Берне и Гейне. Молодая Германия или молодая Палестина?

 
   Лейб Барух, родившийся в 1785 году во Франкфуртском гетто и ставший знаменитым под именем Людвига Берне, был сыном уже эмансипированного придворного еврея, который на старости лет «с удовольствием читал сочинения своего сына, однако предпочел бы, чтобы автором этих текстов был не его сын». Он получил философское образование, был завсегдатаем салона Генриетты Герц в Берлине, посещал курсы лекций Шлейермахера и увлекался германофильскими идеями. Однако в эпоху Великого Синедриона его кумиром стал Наполеон, которого он сравнивал с Моисеем и Христом.

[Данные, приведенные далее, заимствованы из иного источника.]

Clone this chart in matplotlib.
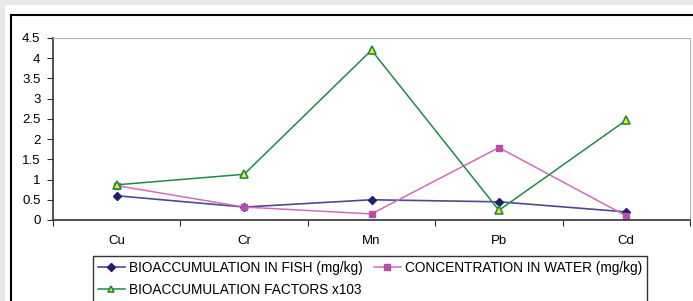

Но затем наступило разочарование, и он проникся патриотическим пылом «войн за освобождение». Тем не менее он навсегда сохранил в своем сердце любовь сына Израиля к Франции-освободительнице. Он превозносил дух и таланты немецких евреев и радовался тому, как быстро они прониклись западными идеями и модами. Но вера предков была для него лишь «египетской мумией, которая только кажется живой, но чье тело не поддается тлению». Иначе говоря, он видел будущее для своих собратьев только в лоне возрожденной, свободной и братской Германии. Арндт или Ян также мечтали о возрожденной Германии, но они видели это возрождение совершенно иначе. Такой патриот как Берне мог сражаться лишь в рядах такого лагеря, где не будут подвергать сомнению его достоинства патриота и немца, а за отсутствием такового должен был его основать. Именно таким образом начиная с 1789 года проявлялась специфическая диалектика немецкой истории.